→ **EXERCISE BRIEF**:
Select the lines that contain "React" and copy each of them.

→ **DATASET EXCERPT**:
--------
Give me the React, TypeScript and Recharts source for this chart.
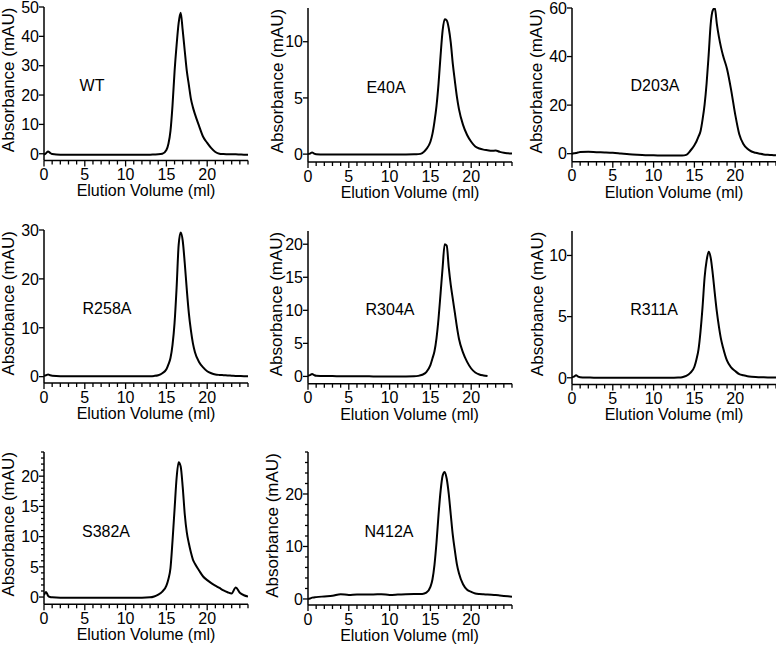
import React from "react";
import { LineChart, Line, XAxis, YAxis } from "recharts";

// elution volume (ml), shared by every run
const VOLUME = [
  0, 0.25, 0.5, 0.75, 1, 2, 3, 4, 5, 6, 7, 8, 9, 10, 11, 12, 13, 13.5, 14, 14.5,
  15, 15.25, 15.5, 15.75, 16, 16.25, 16.5, 16.75, 17, 17.25, 17.5, 17.75, 18,
  18.25, 18.5, 19, 19.5, 20, 20.5, 21, 21.5, 22, 22.5, 23, 23.5, 24, 24.5, 25,
];

// absorbance (mAU)
const WT = [
  -0.3, 0.2, 0.8, 0.3, -0.1, -0.3, -0.3, -0.3, -0.3, -0.3, -0.3, -0.3, -0.3, -0.3, -0.3, -0.3,
  -0.3, -0.25, -0.2, 0.0, 1.3, 3.4, 7.8, 16.5, 28, 37, 44.5, 48, 42, 35, 28.2, 23.5,
  18.8, 15.8, 13.5, 9.5, 5.8, 3.7, 1.9, 0.6, 0.0, -0.1, -0.15, -0.2, -0.2, -0.25, -0.3, -0.3,
];
const E40A = [
  0, 0.05, 0.15, 0.05, 0, -0.03, -0.03, -0.03, -0.03, -0.03, -0.03, -0.03, -0.03, -0.03, -0.03, -0.03,
  -0.02, 0, 0.1, 0.45, 1.1, 1.8, 2.9, 4.3, 6.3, 8.8, 11.0, 12.0, 11.9, 11.2, 9.9, 8.0,
  6.5, 5.1, 4.0, 2.6, 1.7, 1.1, 0.68, 0.5, 0.4, 0.35, 0.3, 0.32, 0.2, 0.12, 0.08, 0.05,
];
const D203A = [
  0, 0.15, 0.3, 0.5, 0.65, 0.75, 0.6, 0.5, 0.35, 0.05, -0.25, -0.45, -0.6, -0.65, -0.75, -0.8,
  -0.8, -0.8, -0.5, 1.2, 3.5, 5.0, 7.0, 9.2, 14.0, 20.2, 29.1, 40.8, 53.5, 59, 60, 53.5,
  48.2, 44.0, 40.5, 34.9, 26.3, 16.2, 8.0, 4.0, 2.0, 0.9, 0.35, 0, -0.3, -0.45, -0.55, -0.7,
];
const R258A = [
  0.2, 0.3, 0.45, 0.3, 0.2, 0.1, 0.1, 0.1, 0.1, 0.1, 0.1, 0.1, 0.1, 0.1, 0.1, 0.1,
  0.1, 0.15, 0.3, 0.7, 1.5, 2.5, 3.8, 6.5, 11, 18.2, 26.9, 29.5, 27.8, 23.2, 17.8, 13.0,
  9.5, 6.8, 5.0, 3.0, 1.9, 1.1, 0.7, 0.45, 0.35, 0.3, 0.25, 0.2, 0.15, 0.12, 0.1, 0.1,
];
const R304A = [
  0.1, 0.2, 0.35, 0.2, 0.1, 0.05, 0.05, 0.03, 0.03, 0.02, 0.02, 0, 0, 0, 0, 0,
  0.02, 0.08, 0.25, 0.65, 1.7, 2.7, 3.8, 5.8, 8.8, 12.6, 16.5, 20.0, 19.8, 16.5, 13.8, 11.7,
  9.6, 7.5, 5.7, 3.6, 2.2, 1.2, 0.6, 0.3, 0.15, 0.05, null, null, null, null, null, null,
];
const R311A = [
  0.05, 0.1, 0.2, 0.1, 0.05, 0.02, 0, 0, 0, 0, 0, 0, 0, 0, 0, 0,
  0.02, 0.05, 0.15, 0.4, 0.9, 1.5, 2.3, 3.8, 5.8, 8.2, 9.6, 10.3, 9.8, 8.5, 6.9, 5.4,
  4.2, 3.2, 2.5, 1.4, 0.85, 0.55, 0.3, 0.2, 0.12, 0.08, 0.06, 0.05, 0.04, 0.03, 0.02, 0.02,
];
const S382A = [
  0.3, 0.85, 0.2, 0.0, -0.05, -0.1, -0.1, -0.1, -0.1, -0.1, -0.1, -0.1, -0.1, -0.1, -0.1, -0.1,
  -0.05, 0.1, 0.4, 0.9, 1.9, 3.0, 4.8, 9.3, 14.5, 19.7, 22.3, 21.6, 18.2, 13.7, 10.7, 8.9,
  7.4, 6.2, 5.5, 4.4, 3.4, 2.8, 2.3, 1.9, 1.5, 1.1, 0.8, 0.6, 1.6, 0.7, 0.3, 0.1,
];
const N412A = [
  0, 0.1, 0.25, 0.3, 0.35, 0.48, 0.6, 0.9, 0.76, 0.85, 0.85, 0.85, 0.9, 0.76, 0.83, 0.92,
  0.95, 0.95, 0.95, 1.2, 2.3, 3.7, 6.5, 10.8, 16.1, 20.6, 23.5, 24.2, 22.9, 20.0, 16.0, 12.1,
  9.2, 6.6, 4.9, 2.8, 1.75, 1.35, 1.05, 0.93, 0.88, 0.85, 0.8, 0.74, 0.66, 0.58, 0.5, 0.42,
];

const X_TICKS = [0, 1, 2, 3, 4, 5, 6, 7, 8, 9, 10, 11, 12, 13, 14, 15, 16, 17, 18, 19, 20, 21, 22, 23, 24, 25];
const X_LABELS = [0, 5, 10, 15, 20];

const WT_Y = [0, 10, 20, 30, 40, 50];
const E40A_Y = [0, 5, 10];
const D203A_Y = [0, 20, 40, 60];
const R258A_Y = [0, 10, 20, 30];
const R304A_Y = [0, 5, 10, 15, 20];
const R311A_Y = [0, 5, 10];
const S382A_Y = [0, 5, 10, 15, 20];
const S382A_MINOR = [0, 1, 2, 3, 4, 5, 6, 7, 8, 9, 10, 11, 12, 13, 14, 15, 16, 17, 18, 19, 20, 21, 22, 23, 24];
const N412A_Y = [0, 10, 20];
const N412A_MINOR = [0, 2, 4, 6, 8, 10, 12, 14, 16, 18, 20, 22, 24, 26, 28];

const FONT = "'Liberation Sans', Arial, Helvetica, sans-serif";
const PLOT_W = 204;
const M_LEFT = 44;
const M_TOP = 10;
const M_BOTTOM = 42;

type Panel = {
  name: string;
  values: (number | null)[];
  domain: [number, number];
  labels: number[];
  ticks: number[];
  x0: number;
  top: number;
  bottom: number;
  titleGap: number;
  nameX: number;
  nameY: number;
};

const PANELS: Panel[] = [
  { name: "WT", values: WT, domain: [-2.3, 50], labels: WT_Y, ticks: WT_Y, x0: 44, top: 6.5, bottom: 160, titleGap: 36, nameX: 92, nameY: 85 },
  { name: "E40A", values: E40A, domain: [-0.7, 13], labels: E40A_Y, ticks: E40A_Y, x0: 308, top: 8, bottom: 162, titleGap: 31, nameX: 386, nameY: 87 },
  { name: "D203A", values: D203A, domain: [-3.3, 60], labels: D203A_Y, ticks: D203A_Y, x0: 572, top: 8.3, bottom: 162, titleGap: 36, nameX: 655, nameY: 85.5 },
  { name: "R258A", values: R258A, domain: [-1.3, 30], labels: R258A_Y, ticks: R258A_Y, x0: 44, top: 230, bottom: 383, titleGap: 36, nameX: 107, nameY: 308.5 },
  { name: "R304A", values: R304A, domain: [-1.1, 22], labels: R304A_Y, ticks: R304A_Y, x0: 307.5, top: 231.3, bottom: 384, titleGap: 31.5, nameX: 390, nameY: 309 },
  { name: "R311A", values: R311A, domain: [-0.55, 12], labels: R311A_Y, ticks: R311A_Y, x0: 572, top: 230.5, bottom: 384, titleGap: 34.5, nameX: 654, nameY: 309 },
  { name: "S382A", values: S382A, domain: [-1.2, 24], labels: S382A_Y, ticks: S382A_MINOR, x0: 44, top: 451.7, bottom: 604, titleGap: 36, nameX: 106, nameY: 530.8 },
  { name: "N412A", values: N412A, domain: [-1.15, 28], labels: N412A_Y, ticks: N412A_MINOR, x0: 307.5, top: 452, bottom: 605, titleGap: 35.5, nameX: 389, nameY: 530.8 },
];

function XTick(props: any) {
  const { x, y, payload } = props;
  const major = X_LABELS.includes(payload.value);
  return (
    <g>
      <line x1={x} x2={x} y1={y} y2={y + (major ? 6 : 4)} stroke="#000" strokeWidth={1.3} />
      {major && (
        <text x={x} y={y + 19.5} textAnchor="middle" fontSize={16} fontFamily={FONT} fill="#000">
          {payload.value}
        </text>
      )}
    </g>
  );
}

function YTick(props: any) {
  const { x, y, payload, labels } = props;
  const major = labels.includes(payload.value);
  return (
    <g>
      <line x1={x - (major ? 5 : 3)} x2={x} y1={y} y2={y} stroke="#000" strokeWidth={1.3} />
      {major && (
        <text x={x - 5} y={y} dy="0.36em" textAnchor="end" fontSize={16} fontFamily={FONT} fill="#000">
          {payload.value}
        </text>
      )}
    </g>
  );
}

function Chromatogram({ p }: { p: Panel }) {
  const data = VOLUME.map((v, i) => ({ v, a: p.values[i] }));
  const h = p.bottom - p.top;
  return (
    <div style={{ position: "absolute", left: p.x0 - M_LEFT, top: p.top - M_TOP }}>
      <LineChart
        width={M_LEFT + PLOT_W + 2}
        height={M_TOP + h + M_BOTTOM}
        data={data}
        margin={{ top: M_TOP, right: 2, bottom: 0, left: 0 }}
      >
        <XAxis
          dataKey="v"
          type="number"
          domain={[0, 25]}
          ticks={X_TICKS}
          interval={0}
          allowDataOverflow
          height={M_BOTTOM}
          tickSize={0}
          tickMargin={0}
          tickLine={false}
          axisLine={{ stroke: "#000", strokeWidth: 1.5 }}
          tick={<XTick />}
        />
        <YAxis
          type="number"
          domain={p.domain}
          ticks={p.ticks}
          interval={0}
          allowDataOverflow
          width={M_LEFT}
          tickSize={0}
          tickMargin={0}
          tickLine={false}
          axisLine={{ stroke: "#000", strokeWidth: 1.5 }}
          tick={<YTick labels={p.labels} />}
        />
        <Line
          dataKey="a"
          type="monotone"
          stroke="#000"
          strokeWidth={2}
          strokeLinejoin="round"
          dot={false}
          connectNulls={false}
          isAnimationActive={false}
        />
      </LineChart>
    </div>
  );
}

export default function App() {
  return (
    <div
      style={{
        position: "absolute",
        left: 0,
        top: 0,
        width: 776,
        height: 646,
        overflow: "hidden",
        background: "#fff",
      }}
    >
      {PANELS.map((p) => (
        <Chromatogram key={p.name} p={p} />
      ))}
      <svg
        width={776}
        height={646}
        style={{ position: "absolute", left: 0, top: 0, pointerEvents: "none" }}
        fontFamily={FONT}
        fill="#000"
      >
        {PANELS.map((p) => {
          const [min, max] = p.domain;
          const y0 = p.top + (max / (max - min)) * (p.bottom - p.top);
          const cy = (y0 + p.top) / 2;
          const cx = p.x0 - p.titleGap;
          return (
            <g key={p.name}>
              <text x={p.x0 + PLOT_W / 2} y={p.bottom + 36} textAnchor="middle" fontSize={16}>
                Elution Volume (ml)
              </text>
              <text
                x={cx}
                y={cy}
                dy="0.35em"
                textAnchor="middle"
                fontSize={17}
                transform={`rotate(-90, ${cx}, ${cy})`}
              >
                Absorbance (mAU)
              </text>
              <text x={p.nameX} y={p.nameY + 5.8} textAnchor="middle" fontSize={16}>
                {p.name}
              </text>
            </g>
          );
        })}
      </svg>
    </div>
  );
}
--------
→ **WORKED SOLUTION**:
Give me the React, TypeScript and Recharts source for this chart.
import React from "react";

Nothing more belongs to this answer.